Pathway-Activity Likelihood Analysis and Metabolite Annotation for Untargeted Metabolomics using Probabilistic Modeling
This work addresses the problem of biological interpretation in metabolomics for researchers, offering a novel inference-based method that improves upon statistical enrichment techniques.
The authors tackled the challenge of interpreting untargeted metabolomics data by developing PUMA, a probabilistic modeling approach that predicts pathway activity likelihoods and assigns chemical identities to measurements, showing biologically meaningful results and annotating many additional measurements compared to existing tools.

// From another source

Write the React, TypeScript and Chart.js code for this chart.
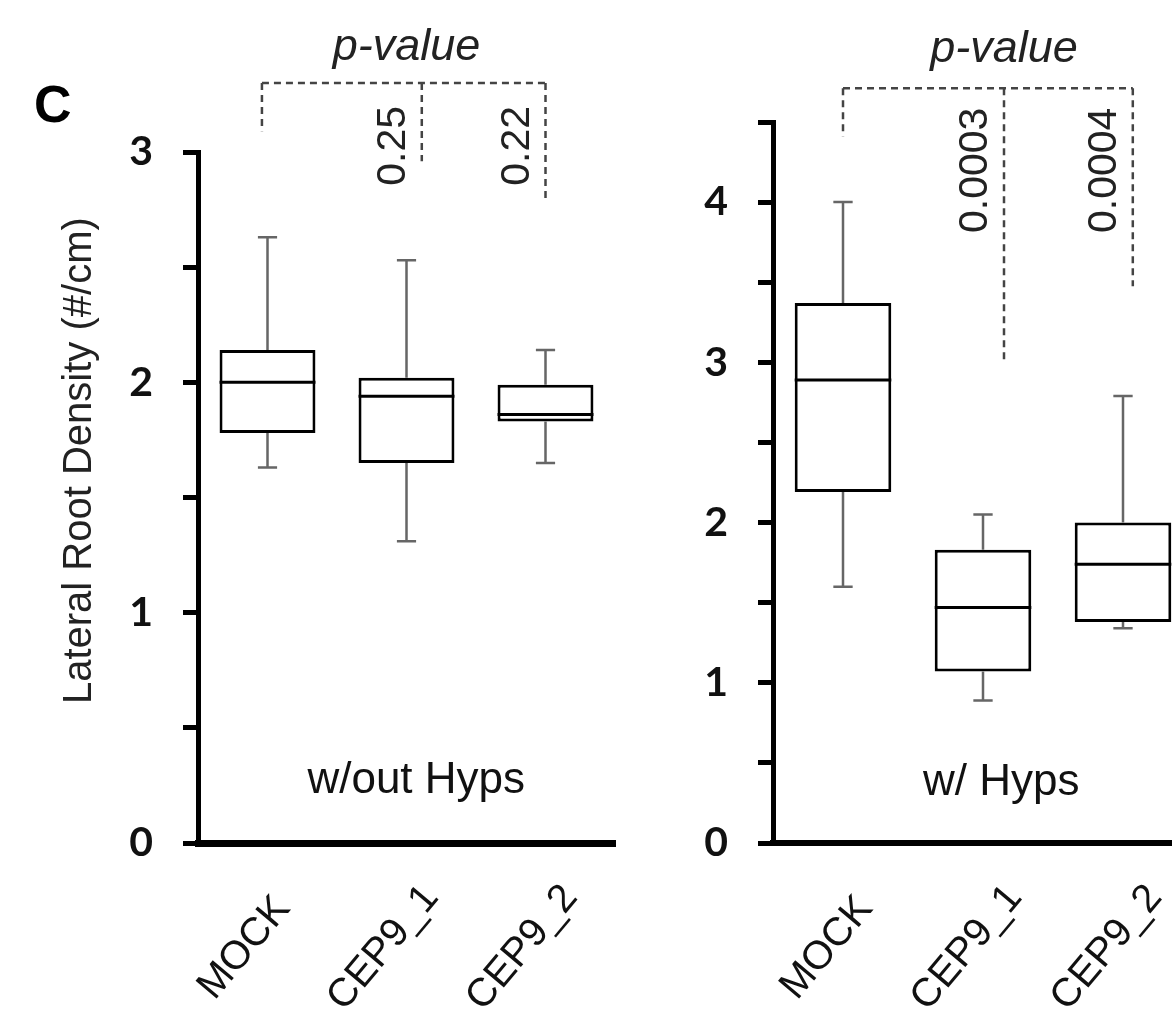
import React, { useEffect, useRef } from 'react';
import { Chart, registerables } from 'chart.js';

Chart.register(...registerables);

// ---------- data ----------
const categories = ['MOCK', 'CEP9_1', 'CEP9_2'];

// Panel 1: w/out Hyps
const noHypsMin = [1.63, 1.31, 1.65];
const noHypsQ1 = [1.78, 1.65, 1.83];
const noHypsMedian = [2.0, 1.94, 1.86];
const noHypsQ3 = [2.14, 2.02, 1.99];
const noHypsMax = [2.63, 2.53, 2.14];
const noHypsPValues = ['', '0.25', '0.22'];
const noHypsYLabels = ['0', '1', '2', '3'];

// Panel 2: w/ Hyps
const hypsMin = [1.6, 0.89, 1.34];
const hypsQ1 = [2.19, 1.07, 1.38];
const hypsMedian = [2.89, 1.47, 1.74];
const hypsQ3 = [3.37, 1.83, 2.0];
const hypsMax = [4.0, 2.05, 2.79];
const hypsPValues = ['', '0.0003', '0.0004'];
const hypsYLabels = ['0', '1', '2', '3', '4'];

const yTitle = 'Lateral Root Density (#/cm)';
const panelLetter = 'C';
const pValueTitle = 'p-value';

const ARIAL = '"Liberation Sans", Arial, sans-serif';
const TICKFONT = 'Lato, "Open Sans", sans-serif';

type Panel = {
  id: string;
  min: number[];
  q1: number[];
  median: number[];
  q3: number[];
  max: number[];
  pValues: string[];
  yLabels: string[];
  yMax: number;
  subtitle: string;
  subtitleX: number;
  subtitleY: number;
  bracketTop: number;
  bracketXs: number[];
  bracketEnds: number[];
  pTextTop: number;
  pLabelX: number;
  pLabelY: number;
  xLabelShift: number;
  showTitle: boolean;
  canvasLeft: number;
  canvasWidth: number;
  areaLeft: number;
  areaTop: number;
  padRight: number;
  xAxisWidth: number;
};

const panels: Panel[] = [
  {
    id: 'noHyps',
    min: noHypsMin,
    q1: noHypsQ1,
    median: noHypsMedian,
    q3: noHypsQ3,
    max: noHypsMax,
    pValues: noHypsPValues,
    yLabels: noHypsYLabels,
    yMax: 3,
    subtitle: 'w/out Hyps',
    subtitleX: 1.07,
    subtitleY: 0.217,
    bracketTop: 3.3,
    bracketXs: [-0.04, 1.11, 2.0],
    bracketEnds: [3.09, 2.96, 2.79],
    pTextTop: 3.2,
    pLabelX: 1.0,
    pLabelY: 3.4,
    xLabelShift: -23,
    showTitle: true,
    canvasLeft: 0,
    canvasWidth: 640,
    areaLeft: 198,
    areaTop: 152,
    padRight: 25,
    xAxisWidth: 7,
  },
  {
    id: 'hyps',
    min: hypsMin,
    q1: hypsQ1,
    median: hypsMedian,
    q3: hypsQ3,
    max: hypsMax,
    pValues: hypsPValues,
    yLabels: hypsYLabels,
    yMax: 4.5,
    subtitle: 'w/ Hyps',
    subtitleX: 1.13,
    subtitleY: 0.3,
    bracketTop: 4.71,
    bracketXs: [0, 1.15, 2.07],
    bracketEnds: [4.41, 3.0, 3.475],
    pTextTop: 4.59,
    pLabelX: 1.15,
    pLabelY: 4.875,
    xLabelShift: -16,
    showTitle: false,
    canvasLeft: 600,
    canvasWidth: 620,
    areaLeft: 173,
    areaTop: 122,
    padRight: 27,
    xAxisWidth: 6,
  },
];

const H = 1025;
const AREA_BOTTOM = 843;

function makeExtras(p: Panel) {
  return {
    id: 'extras_' + p.id,
    afterDraw(chart: any) {
      const ctx: CanvasRenderingContext2D = chart.ctx;
      const xs = chart.scales.x;
      const ys = chart.scales.y;
      const area = chart.chartArea;
      const meta = chart.getDatasetMeta(0);
      ctx.save();

      // whiskers + medians
      meta.data.forEach((bar: any, i: number) => {
        const cx = bar.x;
        const w = bar.width;
        const cap = w * 0.2;
        ctx.setLineDash([]);
        ctx.strokeStyle = '#666';
        ctx.lineWidth = 2.5;
        ctx.beginPath();
        ctx.moveTo(cx, ys.getPixelForValue(p.q3[i]));
        ctx.lineTo(cx, ys.getPixelForValue(p.max[i]));
        ctx.moveTo(cx - cap / 2, ys.getPixelForValue(p.max[i]));
        ctx.lineTo(cx + cap / 2, ys.getPixelForValue(p.max[i]));
        ctx.moveTo(cx, ys.getPixelForValue(p.q1[i]));
        ctx.lineTo(cx, ys.getPixelForValue(p.min[i]));
        ctx.moveTo(cx - cap / 2, ys.getPixelForValue(p.min[i]));
        ctx.lineTo(cx + cap / 2, ys.getPixelForValue(p.min[i]));
        ctx.stroke();

        ctx.strokeStyle = '#000';
        ctx.lineWidth = 3;
        ctx.beginPath();
        const my = ys.getPixelForValue(p.median[i]);
        ctx.moveTo(cx - w / 2, my);
        ctx.lineTo(cx + w / 2, my);
        ctx.stroke();
      });

      // x category labels (rotated, centred)
      ctx.fillStyle = '#111';
      ctx.font = `40px ${ARIAL}`;
      ctx.textAlign = 'center';
      ctx.textBaseline = 'middle';
      categories.forEach((c, i) => {
        ctx.save();
        ctx.translate(xs.getPixelForValue(i) + p.xLabelShift, area.bottom + 105);
        ctx.rotate((-50 * Math.PI) / 180);
        ctx.fillText(c, 0, 0);
        ctx.restore();
      });

      // p-value bracket
      ctx.strokeStyle = '#444';
      ctx.lineWidth = 2.5;
      ctx.setLineDash([7, 5]);
      const topY = ys.getPixelForValue(p.bracketTop);
      ctx.beginPath();
      ctx.moveTo(xs.getPixelForValue(p.bracketXs[0]), topY);
      ctx.lineTo(xs.getPixelForValue(p.bracketXs[p.bracketXs.length - 1]), topY);
      p.bracketXs.forEach((bx, i) => {
        const px = xs.getPixelForValue(bx);
        ctx.moveTo(px, topY);
        ctx.lineTo(px, ys.getPixelForValue(p.bracketEnds[i]));
      });
      ctx.stroke();
      ctx.setLineDash([]);

      // p-value numbers
      ctx.fillStyle = '#222';
      ctx.font = `41px ${ARIAL}`;
      ctx.textAlign = 'right';
      ctx.textBaseline = 'middle';
      p.pValues.forEach((t, i) => {
        if (!t) return;
        ctx.save();
        ctx.translate(xs.getPixelForValue(p.bracketXs[i]) - 28, ys.getPixelForValue(p.pTextTop));
        ctx.rotate(-Math.PI / 2);
        ctx.fillText(t, 0, 0);
        ctx.restore();
      });

      // p-value title
      ctx.font = `italic 45px ${ARIAL}`;
      ctx.textAlign = 'center';
      ctx.textBaseline = 'alphabetic';
      ctx.fillText(pValueTitle, xs.getPixelForValue(p.pLabelX), ys.getPixelForValue(p.pLabelY));

      // subtitle
      ctx.fillStyle = '#111';
      ctx.font = `44px ${ARIAL}`;
      ctx.fillText(p.subtitle, xs.getPixelForValue(p.subtitleX), ys.getPixelForValue(p.subtitleY));

      if (p.showTitle) {
        ctx.save();
        ctx.fillStyle = '#222';
        ctx.font = `40px ${ARIAL}`;
        ctx.textAlign = 'center';
        ctx.textBaseline = 'middle';
        ctx.translate(area.left - 118, ys.getPixelForValue(1.66));
        ctx.rotate(-Math.PI / 2);
        ctx.fillText(yTitle, 0, 0);
        ctx.restore();

        ctx.fillStyle = '#000';
        ctx.font = `bold 52px ${ARIAL}`;
        ctx.textAlign = 'left';
        ctx.textBaseline = 'alphabetic';
        ctx.fillText(panelLetter, area.left - 164, area.top - 30);
      }
      ctx.restore();
    },
  };
}

function BoxPanel({ p }: { p: Panel }) {
  const ref = useRef<HTMLCanvasElement>(null);
  useEffect(() => {
    const canvas = ref.current!;
    const chart = new Chart(canvas, {
      type: 'bar',
      data: {
        labels: categories,
        datasets: [
          {
            data: categories.map((_, i) => [p.q1[i], p.q3[i]]) as any,
            backgroundColor: '#fff',
            borderColor: '#000',
            borderWidth: 3,
            borderSkipped: false,
            barPercentage: 0.69,
            categoryPercentage: 1,
          },
        ],
      },
      options: {
        responsive: false,
        animation: false,
        layout: { padding: { top: p.areaTop, right: p.padRight, left: 0, bottom: 0 } },
        plugins: { legend: { display: false }, tooltip: { enabled: false } },
        scales: {
          x: {
            type: 'category',
            grid: { display: false, drawTicks: false },
            border: { display: true, color: '#000', width: p.xAxisWidth },
            ticks: { display: false },
            afterFit: (s: any) => {
              s.height = H - AREA_BOTTOM;
            },
          },
          y: {
            min: 0,
            max: p.yMax,
            grid: {
              display: true,
              drawOnChartArea: false,
              drawTicks: true,
              tickLength: 15,
              tickWidth: 5,
              tickColor: '#000',
            },
            border: { display: true, color: '#000', width: 5 },
            ticks: {
              stepSize: 0.5,
              padding: 30,
              color: '#111',
              font: { family: TICKFONT, size: 41, weight: 'bold' },
              callback: (v: any) => (Number.isInteger(v) ? p.yLabels[v] : ''),
            },
            afterFit: (s: any) => {
              s.width = p.areaLeft;
            },
          },
        },
      } as any,
      plugins: [makeExtras(p)],
    });
    return () => chart.destroy();
  }, []);
  return (
    <canvas
      ref={ref}
      width={p.canvasWidth}
      height={H}
      style={{ position: 'absolute', left: p.canvasLeft, top: 0, width: p.canvasWidth, height: H }}
    />
  );
}

export default function App() {
  return (
    <div
      style={{
        position: 'absolute',
        left: 0,
        top: 0,
        width: 1172,
        height: H,
        overflow: 'hidden',
        background: '#fff',
      }}
    >
      {panels.map((p) => (
        <BoxPanel key={p.id} p={p} />
      ))}
    </div>
  );
}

Motivation: Untargeted metabolomics comprehensively characterizes small molecules and elucidates activities of biochemical pathways within a biological sample. Despite computational advances, interpreting collected measurements and determining their biological role remains a challenge. Results: To interpret measurements, we present an inference-based approach, termed Probabilistic modeling for Untargeted Metabolomics Analysis (PUMA). Our approach captures measurements and known information about the sample under study in a generative model and uses stochastic sampling to compute posterior probability distributions. PUMA predicts the likelihood of pathways being active, and then derives a probabilistic annotation, which assigns chemical identities to the measurements. PUMA is validated on synthetic datasets. When applied to test cases, the resulting pathway activities are biologically meaningful and distinctly different from those obtained using statistical pathway enrichment techniques. Annotation results are in agreement to those obtained using other tools that utilize additional information in the form of spectral signatures. Importantly, PUMA annotates many additional measurements.